We got checked in and for tonight we had a glamping tent, which was nice- but the bed ended up being hard and i slept poorly that night…but otherwise it was very nice, clean and had electric for charging everything.
You should see the giant beast made from all the overlanders at each campsite, all vying for a plug! there are often 30 things plugged into a power strip each stacked on another like Legos- it is very impressive and cut throat 😉
We headed to the restaurant to see who was there where we found our friends, sans Paige and Kris.
Some of the people on this trip were on the last one with us. Actually the entire group had vowed to come back and do the gorilla trek in 2019, but only 4 of us did, which includes Mat.
So before we met, Alma, Mat’s wife on her first trip to Africa, surprisingly and Jacquie from Brazil who this time brought her 16 year old son, Enzo- so it was great to meet him.
For new people to the tour- however most we know from MZ, we found Marina and her 19 year old daughter, Jillian, who foster with us; and Paige and Kristoffer, also MZ’ers but also close friends who moved to LA a few years ago. Mat’s childhood friend Dave and his wife, Janet, were also with us- making this a pretty intimate group of “known” peeps, which is always nice.

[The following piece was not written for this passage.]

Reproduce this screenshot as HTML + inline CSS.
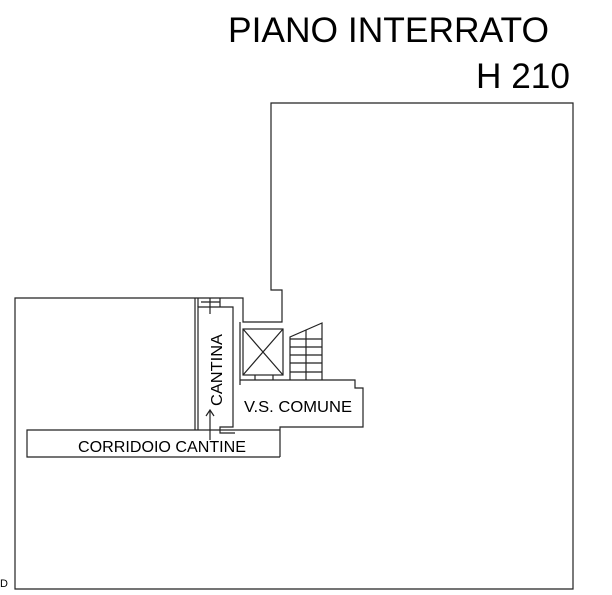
<!DOCTYPE html>
<html><head><style>
html,body{margin:0;padding:0;background:#fff;}
svg{display:block;}
text{font-family:"Liberation Sans",Arial,sans-serif;fill:#000;}
</style></head><body>
<svg width="612" height="595" viewBox="0 0 612 595" xmlns="http://www.w3.org/2000/svg">
<g fill="none" stroke="#222" stroke-width="1.2">
<!-- outer boundary -->
<path d="M15 298 H243 V322 H282 V290 H271 V103 H573 V589 H15 Z"/>
<!-- corridor -->
<path d="M280 430 H27 V457 H280"/>
<!-- VS comune -->
<path d="M280 457 V427 H363 V388 H355 V380 H283"/>
<!-- cantina -->
<path d="M195 298 V430"/>
<path d="M198 430 V307 H233 V427 H220 V433 H235"/>
<path d="M198 298 V307 M220 298 V307 M210 298 V314 M201 302 H220"/>
<!-- elevator -->
<path d="M240 322 V385 M240 380 H283"/>
<rect x="243" y="329" width="40" height="46"/>
<path d="M243 329 L283 375 M283 329 L243 375"/>
<path d="M255 375 V380 M273 375 V380"/>
<!-- stairs -->
<path d="M290 380 V337 L322 323 V380"/>
<path d="M290 339 H322 M290 347 H322 M290 355 H322 M290 363 H322 M290 372 H322"/>
<path d="M306 330 V380"/>
<!-- arrow -->
<path d="M210 440 V411 M206 416 L210 410 L214 416"/>
</g>
<text x="228" y="42" font-size="35" textLength="321" lengthAdjust="spacingAndGlyphs">PIANO INTERRATO</text>
<text x="476" y="88" font-size="35" textLength="94" lengthAdjust="spacingAndGlyphs">H 210</text>
<text x="78" y="452" font-size="16" textLength="168" lengthAdjust="spacingAndGlyphs">CORRIDOIO CANTINE</text>
<text x="244" y="412" font-size="16" textLength="108" lengthAdjust="spacingAndGlyphs">V.S. COMUNE</text>
<text transform="translate(222,406) rotate(-90)" font-size="16" textLength="72" lengthAdjust="spacingAndGlyphs">CANTINA</text>
<text x="0" y="587" font-size="11" font-family="Liberation Serif,serif">D</text>
</svg>
</body></html>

It seemed so surreal seeing Alma and Jacquie again and we were just so glad they could join again too. We all got ciders and hung around talking and getting to know each other (for those first meeting). It was getting close to dinner and I was getting hungry, so I was glad when the restaurant opened for service. We got veggie burgers with fries- which were really good and served on little slates, which was kind of neat.
We hung around for a while longer after dinner when I started to feel a little off. I went to the bathroom and that is when things started to go awry. I didn’t feel sick per se, but everything was liquid and overnight things would get so much worse.